Transcribe the material from its first line onward, ending with the line that contains "p.outline_line_alpha = 1" and adding nothing beyond it.

···

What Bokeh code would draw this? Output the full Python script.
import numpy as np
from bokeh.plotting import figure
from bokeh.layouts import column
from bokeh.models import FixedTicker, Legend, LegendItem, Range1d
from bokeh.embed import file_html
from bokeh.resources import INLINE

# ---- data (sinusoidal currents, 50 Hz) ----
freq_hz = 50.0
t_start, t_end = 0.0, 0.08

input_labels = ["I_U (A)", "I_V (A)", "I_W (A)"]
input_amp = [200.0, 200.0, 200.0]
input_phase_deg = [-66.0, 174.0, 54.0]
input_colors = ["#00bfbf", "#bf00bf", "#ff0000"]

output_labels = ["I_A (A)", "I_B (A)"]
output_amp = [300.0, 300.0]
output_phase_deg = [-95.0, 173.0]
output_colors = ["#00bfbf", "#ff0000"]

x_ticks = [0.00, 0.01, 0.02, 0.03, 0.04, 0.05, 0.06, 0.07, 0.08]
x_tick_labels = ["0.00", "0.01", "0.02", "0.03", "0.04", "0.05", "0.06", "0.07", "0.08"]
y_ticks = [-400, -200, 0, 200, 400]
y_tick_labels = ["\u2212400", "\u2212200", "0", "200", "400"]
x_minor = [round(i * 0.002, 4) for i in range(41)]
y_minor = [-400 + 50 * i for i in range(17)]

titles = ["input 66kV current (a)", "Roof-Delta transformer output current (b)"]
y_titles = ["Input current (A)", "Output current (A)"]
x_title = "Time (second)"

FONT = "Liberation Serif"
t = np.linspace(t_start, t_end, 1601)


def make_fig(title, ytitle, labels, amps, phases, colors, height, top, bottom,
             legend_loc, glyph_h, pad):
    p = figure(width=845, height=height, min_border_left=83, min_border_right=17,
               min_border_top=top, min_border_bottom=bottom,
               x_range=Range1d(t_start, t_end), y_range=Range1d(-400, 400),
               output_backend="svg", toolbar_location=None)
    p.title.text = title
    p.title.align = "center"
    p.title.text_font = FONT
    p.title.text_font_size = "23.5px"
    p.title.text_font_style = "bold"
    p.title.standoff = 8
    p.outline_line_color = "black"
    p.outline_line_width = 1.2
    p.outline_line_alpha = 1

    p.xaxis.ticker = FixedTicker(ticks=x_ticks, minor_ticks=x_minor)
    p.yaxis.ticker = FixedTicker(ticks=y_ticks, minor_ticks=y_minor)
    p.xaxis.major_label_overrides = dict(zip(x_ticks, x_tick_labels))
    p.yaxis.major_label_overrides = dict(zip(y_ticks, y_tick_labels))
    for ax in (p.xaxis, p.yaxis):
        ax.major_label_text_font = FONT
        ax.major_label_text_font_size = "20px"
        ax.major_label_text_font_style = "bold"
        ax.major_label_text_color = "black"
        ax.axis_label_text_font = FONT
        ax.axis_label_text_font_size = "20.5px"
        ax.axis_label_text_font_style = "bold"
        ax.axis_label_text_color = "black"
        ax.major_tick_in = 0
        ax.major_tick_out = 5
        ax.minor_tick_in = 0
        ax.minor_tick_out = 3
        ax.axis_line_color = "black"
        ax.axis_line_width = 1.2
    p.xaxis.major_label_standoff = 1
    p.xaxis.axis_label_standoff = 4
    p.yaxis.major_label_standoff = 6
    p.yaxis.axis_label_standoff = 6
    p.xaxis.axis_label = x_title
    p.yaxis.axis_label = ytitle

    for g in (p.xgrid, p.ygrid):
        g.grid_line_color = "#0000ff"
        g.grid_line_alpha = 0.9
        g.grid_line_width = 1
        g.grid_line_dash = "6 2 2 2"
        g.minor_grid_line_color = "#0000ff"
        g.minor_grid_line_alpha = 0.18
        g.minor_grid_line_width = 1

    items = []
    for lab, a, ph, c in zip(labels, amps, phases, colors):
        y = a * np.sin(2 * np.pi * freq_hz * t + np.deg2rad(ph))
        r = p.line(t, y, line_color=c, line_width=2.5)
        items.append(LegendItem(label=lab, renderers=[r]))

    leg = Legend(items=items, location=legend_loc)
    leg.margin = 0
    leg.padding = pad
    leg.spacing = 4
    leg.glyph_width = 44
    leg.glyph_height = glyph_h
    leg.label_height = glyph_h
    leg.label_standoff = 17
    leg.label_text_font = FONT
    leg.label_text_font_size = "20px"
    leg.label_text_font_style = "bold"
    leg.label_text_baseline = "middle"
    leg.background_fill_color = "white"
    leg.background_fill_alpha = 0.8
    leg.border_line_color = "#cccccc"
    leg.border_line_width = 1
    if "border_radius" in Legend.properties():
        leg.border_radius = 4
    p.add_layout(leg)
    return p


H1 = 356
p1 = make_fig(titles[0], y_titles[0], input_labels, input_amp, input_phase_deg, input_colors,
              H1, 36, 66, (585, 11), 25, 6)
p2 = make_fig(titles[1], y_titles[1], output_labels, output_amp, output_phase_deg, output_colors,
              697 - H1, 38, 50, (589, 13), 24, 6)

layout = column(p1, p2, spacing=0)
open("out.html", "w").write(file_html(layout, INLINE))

···

Result
What Bokeh code would draw this? Output the full Python script.
import numpy as np
from bokeh.plotting import figure
from bokeh.layouts import column
from bokeh.models import FixedTicker, Legend, LegendItem, Range1d
from bokeh.embed import file_html
from bokeh.resources import INLINE

# ---- data (sinusoidal currents, 50 Hz) ----
freq_hz = 50.0
t_start, t_end = 0.0, 0.08

input_labels = ["I_U (A)", "I_V (A)", "I_W (A)"]
input_amp = [200.0, 200.0, 200.0]
input_phase_deg = [-66.0, 174.0, 54.0]
input_colors = ["#00bfbf", "#bf00bf", "#ff0000"]

output_labels = ["I_A (A)", "I_B (A)"]
output_amp = [300.0, 300.0]
output_phase_deg = [-95.0, 173.0]
output_colors = ["#00bfbf", "#ff0000"]

x_ticks = [0.00, 0.01, 0.02, 0.03, 0.04, 0.05, 0.06, 0.07, 0.08]
x_tick_labels = ["0.00", "0.01", "0.02", "0.03", "0.04", "0.05", "0.06", "0.07", "0.08"]
y_ticks = [-400, -200, 0, 200, 400]
y_tick_labels = ["\u2212400", "\u2212200", "0", "200", "400"]
x_minor = [round(i * 0.002, 4) for i in range(41)]
y_minor = [-400 + 50 * i for i in range(17)]

titles = ["input 66kV current (a)", "Roof-Delta transformer output current (b)"]
y_titles = ["Input current (A)", "Output current (A)"]
x_title = "Time (second)"

FONT = "Liberation Serif"
t = np.linspace(t_start, t_end, 1601)


def make_fig(title, ytitle, labels, amps, phases, colors, height, top, bottom,
             legend_loc, glyph_h, pad):
    p = figure(width=845, height=height, min_border_left=83, min_border_right=17,
               min_border_top=top, min_border_bottom=bottom,
               x_range=Range1d(t_start, t_end), y_range=Range1d(-400, 400),
               output_backend="svg", toolbar_location=None)
    p.title.text = title
    p.title.align = "center"
    p.title.text_font = FONT
    p.title.text_font_size = "23.5px"
    p.title.text_font_style = "bold"
    p.title.standoff = 8
    p.outline_line_color = "black"
    p.outline_line_width = 1.2
    p.outline_line_alpha = 1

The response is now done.